Friday, April 11, 2008

Some Differences Between Being Twenty-five and Fifty-five


The great thing about getting older is that you don't lose all the other ages you've been. ~Madeleine L'Engle


A man's age is something impressive, it sums up his life: maturity reached slowly and against many obstacles, illnesses cured, grief’s and despairs overcome, and unconscious risks taken; maturity formed through so many desires, hopes, regrets, forgotten things, loves. A man's age represents a fine cargo of experiences and memories. ~Antoine de Saint-Exupéry, Wartime Writings 1939-1944, translated from French by Norah Purcell

I recently received an email from a person who was wondering why I had written essays on turning 30 years old and another on turning 40, but nothing about turning 50. I wrote back that it took 5 years for me to figure out what in the world happened!

When I was 25, I took myself quite seriously. I was a man with a mission and both the man and the mission must be respected. Now that I am 55, a day doesn’t go by that I don’t laugh at myself.

When I was 25, I was going to accomplish Great Things with my life. Now, I simply hope to do good work, while having some fun.

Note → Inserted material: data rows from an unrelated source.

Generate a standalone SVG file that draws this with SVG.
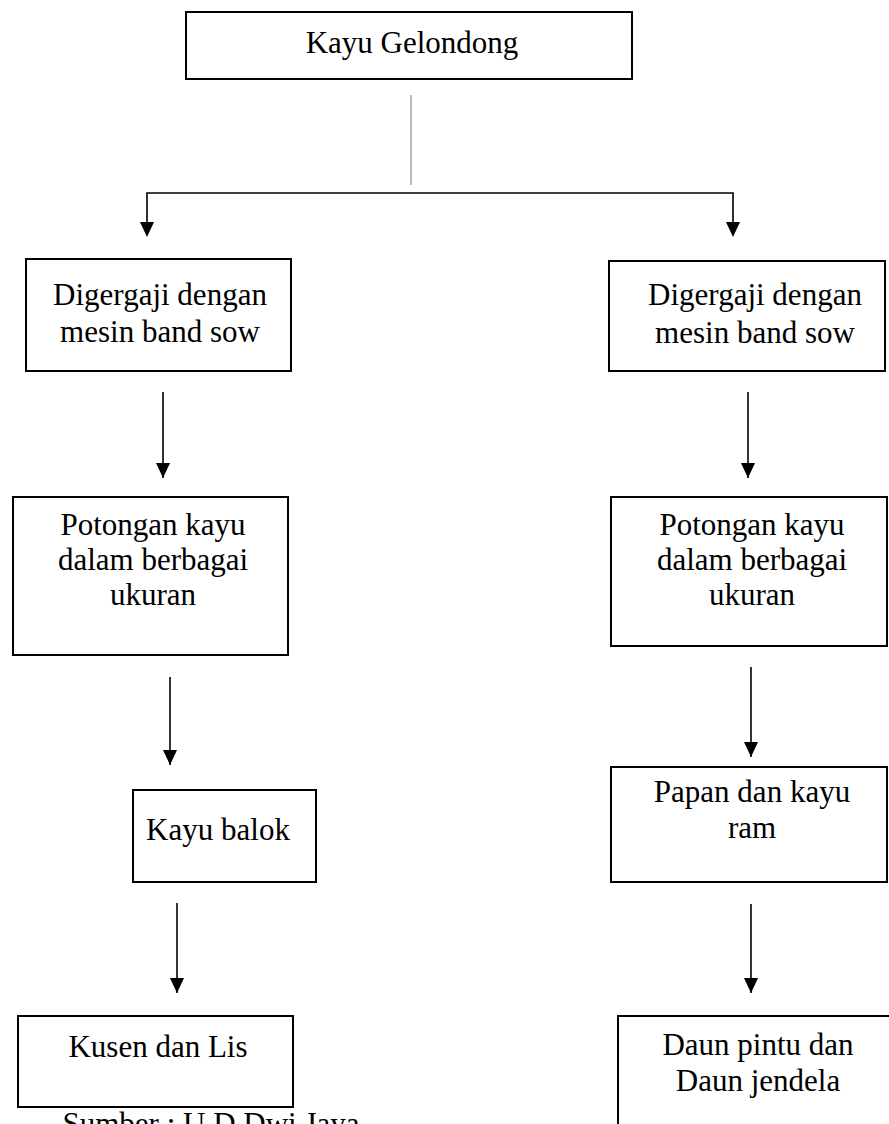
<svg xmlns="http://www.w3.org/2000/svg" width="889" height="1124" viewBox="0 0 889 1124">
<defs>
<marker id="ah" markerUnits="userSpaceOnUse" markerWidth="15" markerHeight="14" viewBox="0 0 15 14" refX="15" refY="7" orient="auto">
<path d="M0,0 L15,7 L0,14 Z" fill="#000"/>
</marker>
<style>
.box{fill:#fff;stroke:#000;stroke-width:2}
.t{font-family:'Liberation Serif','DejaVu Serif',serif;font-size:31px;fill:#000;text-anchor:middle}
.c{fill:none;stroke:#000;stroke-width:1.6}
</style>
</defs>
<rect width="889" height="1124" fill="#fff"/>
<g id="connectors">
<path d="M411,95 V185" fill="none" stroke="#777" stroke-width="1"/>
<path class="c" d="M147,222 V193 H733 V222"/>
<path d="M140,222 L154,222 L147,237 Z" fill="#000"/>
<path d="M726,222 L740,222 L733,237 Z" fill="#000"/>
<path class="c" d="M163,392 V478" marker-end="url(#ah)"/>
<path class="c" d="M748,392 V478" marker-end="url(#ah)"/>
<path class="c" d="M170,677 V765" marker-end="url(#ah)"/>
<path class="c" d="M751,667 V757" marker-end="url(#ah)"/>
<path class="c" d="M177,903 V993" marker-end="url(#ah)"/>
<path class="c" d="M751,904 V993" marker-end="url(#ah)"/>
</g>
<g id="n_top">
<rect class="box" x="186" y="12" width="446" height="67"/>
<text class="t" font-family="Liberation Serif, serif" x="412" y="53">Kayu Gelondong</text>
</g>
<g id="n_l1">
<rect class="box" x="26" y="259" width="265" height="112"/>
<text class="t" font-family="Liberation Serif, serif" x="160" y="305">Digergaji dengan</text>
<text class="t" font-family="Liberation Serif, serif" x="160" y="342">mesin band sow</text>
</g>
<g id="n_r1">
<rect class="box" x="609" y="261" width="276" height="110"/>
<text class="t" font-family="Liberation Serif, serif" x="755" y="305">Digergaji dengan</text>
<text class="t" font-family="Liberation Serif, serif" x="755" y="343">mesin band sow</text>
</g>
<g id="n_l2">
<rect class="box" x="13" y="497" width="275" height="158"/>
<text class="t" font-family="Liberation Serif, serif" x="153" y="535">Potongan kayu</text>
<text class="t" font-family="Liberation Serif, serif" x="153" y="570">dalam berbagai</text>
<text class="t" font-family="Liberation Serif, serif" x="153" y="605">ukuran</text>
</g>
<g id="n_r2">
<rect class="box" x="611" y="497" width="276" height="149"/>
<text class="t" font-family="Liberation Serif, serif" x="752" y="535">Potongan kayu</text>
<text class="t" font-family="Liberation Serif, serif" x="752" y="570">dalam berbagai</text>
<text class="t" font-family="Liberation Serif, serif" x="752" y="605">ukuran</text>
</g>
<g id="n_l3">
<rect class="box" x="133" y="790" width="183" height="92"/>
<text class="t" font-family="Liberation Serif, serif" x="218" y="840">Kayu balok</text>
</g>
<g id="n_r3">
<rect class="box" x="611" y="767" width="276" height="115"/>
<text class="t" font-family="Liberation Serif, serif" x="752" y="802">Papan dan kayu</text>
<text class="t" font-family="Liberation Serif, serif" x="752" y="838">ram</text>
</g>
<g id="n_l4">
<rect class="box" x="18" y="1016" width="275" height="91"/>
<text class="t" font-family="Liberation Serif, serif" x="158" y="1057">Kusen dan Lis</text>
</g>
<g id="n_r4">
<rect class="box" x="618" y="1016" width="280" height="120"/>
<text class="t" font-family="Liberation Serif, serif" x="758" y="1055">Daun pintu dan</text>
<text class="t" font-family="Liberation Serif, serif" x="758" y="1091">Daun jendela</text>
</g>
<g id="caption">
<text class="t" font-family="Liberation Serif, serif" x="211" y="1134">Sumber : U.D Dwi Jaya</text>
</g>
</svg>
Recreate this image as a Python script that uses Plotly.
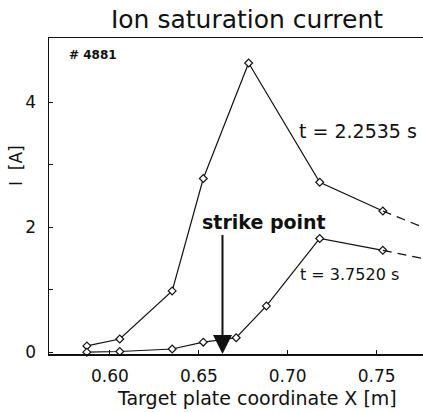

At 25, there was the posturing and posing of the worldly wise man, the spiritual sage who had answers for everyone else’s doubts and questions. At 55, I realize that there are very few satisfactory answers to any of life’s important questions: there is only faith, hope and love … and that is enough.

At 25, Truth/Orthodoxy was the Be-all and End-all to me: I had it; you needed it. At 55, I have discovered that, however important Truth is, Jesus laid his life down for people, not for theological systems.

When I was 25, conflicts were always experienced as tsunamis. “Put up the barriers, grab the women and children … get to the high ground!” Now, at 55, most conflicts are experienced as an afternoon rainstorm. “This too shall pass.”

At 25, I thought that as I grew older I would grow wiser and more mature, in a linear fashion. At 55, I discover that I am mature over here, immature elsewhere, and wise here, foolish over there. Some days, my past pulls me out of the present: other days, my future pulls me forward. I am 25 and 55 and 15 … all at the same time.

When I was 25, I began thinking of health and fitness, so as to live as long as possible. Now, at 55, I do not believe gaining a few years of longevity is worth forgoing an extra glass of a fine wine with my 10-ounce fillet mignon (medium rare), and then enjoying a flaming crème brûlée

At 25, I wanted time to speed up. At 55, I sure as heck wish it would slow down … to a crawl.

At 25, I thought of 60 as “getting on up in years.” At 55, I don’t think you are a seasoned old geezer until around 80. Once I hit 80, I bet that will change.

At 25, I despaired of my youth, as people frequently impeached my ideas because of it. At 55, I despair of my age, not because people listen to me or not, but because the years ahead of me are far fewer than the years behind, and there is still so much I want to accomplish and experience. The despair increases daily, yet I do not allow it to cripple me: rather, I use it as a motivating force to live in the moment, savoring life, love, possibilities … and being above ground!